Hello everyone,
As you may already know, NVIDIA has recently published (20 June 2022) its paper, GCViT: Global Context Vision Transformer which outperforms ConvNeXt and SwinTransformer.
I’ve implemented this model using TensorFlow 2.0 and created an open-source library gcvit-tf. I’ve also made a notebook explaining it.
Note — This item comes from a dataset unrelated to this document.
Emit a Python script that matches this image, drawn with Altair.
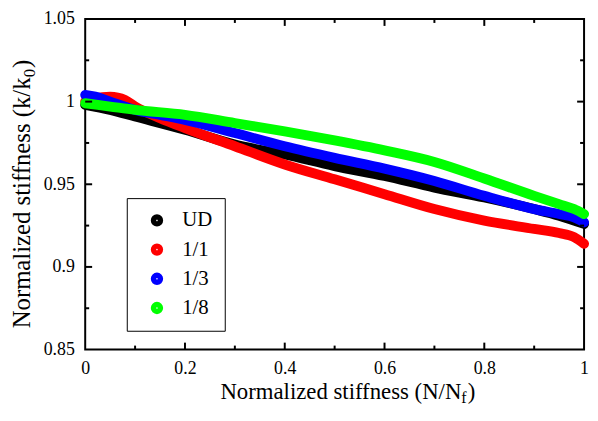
import altair as alt
import pandas as pd

# ---- data ----
series_names = ["UD", "1/1", "1/3", "1/8"]
series_colors = ["#000000", "#ff0000", "#0000ff", "#00ff00"]

x_ud = [0, 0.05, 0.1, 0.2, 0.3, 0.4, 0.5, 0.6, 0.7, 0.8, 0.9, 0.95, 1.0]
y_ud = [0.998, 0.995, 0.991, 0.983, 0.974, 0.968, 0.961, 0.955, 0.948, 0.942, 0.935, 0.931, 0.926]

x_11 = [0, 0.02, 0.05, 0.08, 0.1, 0.15, 0.2, 0.3, 0.4, 0.5, 0.6, 0.7, 0.8, 0.9, 0.95, 0.98, 1.0]
y_11 = [1.000, 1.002, 1.003, 1.001, 0.997, 0.990, 0.984, 0.973, 0.962, 0.953, 0.944, 0.935, 0.928, 0.923, 0.9205, 0.918, 0.914]

x_13 = [0, 0.02, 0.05, 0.1, 0.15, 0.2, 0.3, 0.4, 0.5, 0.6, 0.7, 0.8, 0.9, 0.95, 0.98, 1.0]
y_13 = [1.004, 1.003, 1.000, 0.995, 0.992, 0.989, 0.981, 0.973, 0.966, 0.9595, 0.952, 0.943, 0.935, 0.932, 0.930, 0.927]

x_18 = [0, 0.05, 0.1, 0.2, 0.3, 0.4, 0.5, 0.6, 0.7, 0.8, 0.9, 0.95, 0.98, 1.0]
y_18 = [0.999, 0.997, 0.995, 0.992, 0.987, 0.982, 0.9765, 0.9705, 0.9635, 0.9535, 0.943, 0.938, 0.935, 0.932]

x_labels = [0, 0.2, 0.4, 0.6, 0.8, 1.0]
y_labels = [0.85, 0.9, 0.95, 1.0, 1.05]
x_major = [0.2, 0.4, 0.6, 0.8]
x_minor = [0.1, 0.3, 0.5, 0.7, 0.9]
y_major = [0.9, 0.95, 1.0]
y_minor = [0.875, 0.925, 0.975, 1.025]

x_title = "Normalized stiffness (N/N"
x_title_sub = "f"
y_title = "Normalized stiffness (k/k"
y_title_sub = "0"

# ---- build table ----
rows = []
for name, xs, ys in zip(series_names, [x_ud, x_11, x_13, x_18], [y_ud, y_11, y_13, y_18]):
    for xv, yv in zip(xs, ys):
        rows.append({"series": name, "x": xv, "y": yv})
df = pd.DataFrame(rows)

W, H = 504, 334
FONT = "Liberation Serif, Times New Roman, serif"

xscale = alt.Scale(domain=[0, 1], nice=False, zero=False)
yscale = alt.Scale(domain=[0.85, 1.05], nice=False, zero=False)

lines = alt.Chart(df).mark_line(
    strokeWidth=10, strokeCap="round", strokeJoin="round", interpolate="monotone"
).encode(
    x=alt.X("x:Q", scale=xscale, title=None,
            axis=alt.Axis(values=x_labels, format="~g", ticks=False, tickSize=0, domain=False,
                          grid=False, labelFont=FONT, labelFontSize=18, labelColor="black",
                          labelPadding=10, labelFlush=False)),
    y=alt.Y("y:Q", scale=yscale, title=None,
            axis=alt.Axis(values=y_labels, format="~g", ticks=False, tickSize=0, domain=False,
                          grid=False, labelFont=FONT, labelFontSize=18, labelColor="black",
                          labelPadding=11)),
    color=alt.Color("series:N", title=None,
                    scale=alt.Scale(domain=series_names, range=series_colors),
                    legend=alt.Legend(orient="none", legendX=42, legendY=181,
                                      symbolType="circle", symbolSize=30, symbolStrokeWidth=7,
                                      symbolOffset=8,
                                      labelFont=FONT, labelFontSize=21, labelColor="black",
                                      padding=12, rowPadding=7.5, labelOffset=15, clipHeight=21,
                                      strokeColor="black", fillColor="white")),
)

def xticks(vals, length, top):
    c = alt.Chart(pd.DataFrame({"x": vals})).mark_rule(color="black", strokeWidth=2)
    if top:
        return c.encode(x=alt.X("x:Q", scale=xscale), y=alt.value(0), y2=alt.value(length))
    return c.encode(x=alt.X("x:Q", scale=xscale), y=alt.value(H), y2=alt.value(H - length))

def yticks(vals, length, right):
    c = alt.Chart(pd.DataFrame({"y": vals})).mark_rule(color="black", strokeWidth=2)
    if right:
        return c.encode(y=alt.Y("y:Q", scale=yscale), x=alt.value(W), x2=alt.value(W - length))
    return c.encode(y=alt.Y("y:Q", scale=yscale), x=alt.value(0), x2=alt.value(length))

ticks = [
    xticks(x_major, 7, False), xticks(x_major, 7, True),
    xticks(x_minor, 4, False), xticks(x_minor, 4, True),
    yticks(y_major, 7, False), yticks(y_major, 7, True),
    yticks(y_minor, 4, False), yticks(y_minor, 4, True),
]

one = pd.DataFrame({"k": [0]})
XA, XB = 380, 384
YA, YB = 59, -56
texts = [
    alt.Chart(one).mark_text(text=x_title, align="right", baseline="alphabetic", font=FONT,
                             fontSize=23, color="black").encode(x=alt.value(XA), y=alt.value(XB)),
    alt.Chart(one).mark_text(text=x_title_sub, align="left", baseline="alphabetic", font=FONT,
                             fontSize=16, dy=4, color="black").encode(x=alt.value(XA), y=alt.value(XB)),
    alt.Chart(one).mark_text(text=")", align="left", baseline="alphabetic", font=FONT,
                             fontSize=23, dx=6.5, color="black").encode(x=alt.value(XA), y=alt.value(XB)),
    alt.Chart(one).mark_text(text=y_title, align="right", baseline="alphabetic", font=FONT,
                             fontSize=25, angle=270, color="black").encode(x=alt.value(YB), y=alt.value(YA)),
    alt.Chart(one).mark_text(text=y_title_sub, align="left", baseline="alphabetic", font=FONT,
                             fontSize=17, angle=270, dy=5, color="black").encode(x=alt.value(YB), y=alt.value(YA)),
    alt.Chart(one).mark_text(text=")", align="left", baseline="alphabetic", font=FONT,
                             fontSize=25, angle=270, dx=9.5, color="black").encode(x=alt.value(YB), y=alt.value(YA)),
]

chart = alt.layer(lines, *ticks, *texts).properties(
    width=W, height=H,
    autosize=alt.AutoSizeParams(type="none"),
    padding={"left": 78, "top": 9, "right": 6, "bottom": 62},
    background="white",
).configure_view(stroke="black", strokeWidth=2)

chart.save("out.html", embed_options={"renderer": "svg", "actions": False})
I hope this helps the community.
I’m also planning to publish it to TFHub, it would be really helpful if I could get some directions regarding this…
Here are links to the project,
- Github: gcvit-tf
- Paper Explanation: GUIE: Global Context ViT (GCViT) in Kaggle
- Live-Demo: Gradio Demo in HuggingFace Space.
Features of gcvit-tf:
- This library loads ImageNet weights from the official repo.
- Also, it has
timm
like features such asforward_features
,forward_head
, andreset_classifier
which might come in handy. - It can be used in both GPU and TPU.
Supported Models
The official codebase had some issue which has been fixed recently (27 July 2022). Here’s the result of ported weights on ImageNetV2-Test data,
Model | Acc@1 | Acc@5 | #Params |
---|---|---|---|
GCViT-XXTiny | 63 | 85 | 12M |
GCViT-XTiny | 66 | 87 | 20M |
GCViT-Tiny | 69 | 89 | 28M |
GCViT-Small | 69 | 89 | 51M |
GCViT-Base | 71 | 90 | 90M |
Usage
Install Library
pip install gcvit
Load model using the following codes,
from gcvit import GCViTTiny
model = GCViTTiny(pretrain=True)
Simple code to check model’s prediction,
from skimage.data import chelsea
img = tf.keras.applications.imagenet_utils.preprocess_input(chelsea(), mode='torch') # Chelsea the cat
img = tf.image.resize(img, (224, 224))[None,] # resize & create batch
pred = model(img).numpy()
print(tf.keras.applications.imagenet_utils.decode_predictions(pred)[0])
Prediction:
[('n02124075', 'Egyptian_cat', 0.9194835),
('n02123045', 'tabby', 0.009686623),
('n02123159', 'tiger_cat', 0.0061576385),
('n02127052', 'lynx', 0.0011503297),
('n02883205', 'bow_tie', 0.00042479983)]
For feature extraction:
model = GCViTTiny(pretrain=True) # when pretrain=True, num_classes must be 1000
model.reset_classifier(num_classes=0, head_act=None)
feature = model(img)
print(feature.shape)
Feature:
(None, 512)
For feature map:
model = GCViTTiny(pretrain=True) # when pretrain=True, num_classes must be 1000
feature = model.forward_features(img)
print(feature.shape)
Feature map:
(None, 7, 7, 512)
Note: Official repo has some issues which had resulted in a performance drop. It got updated recently 27 July 2022. But still, one issue persists. Hence, ImageNet weights may get updated in the future.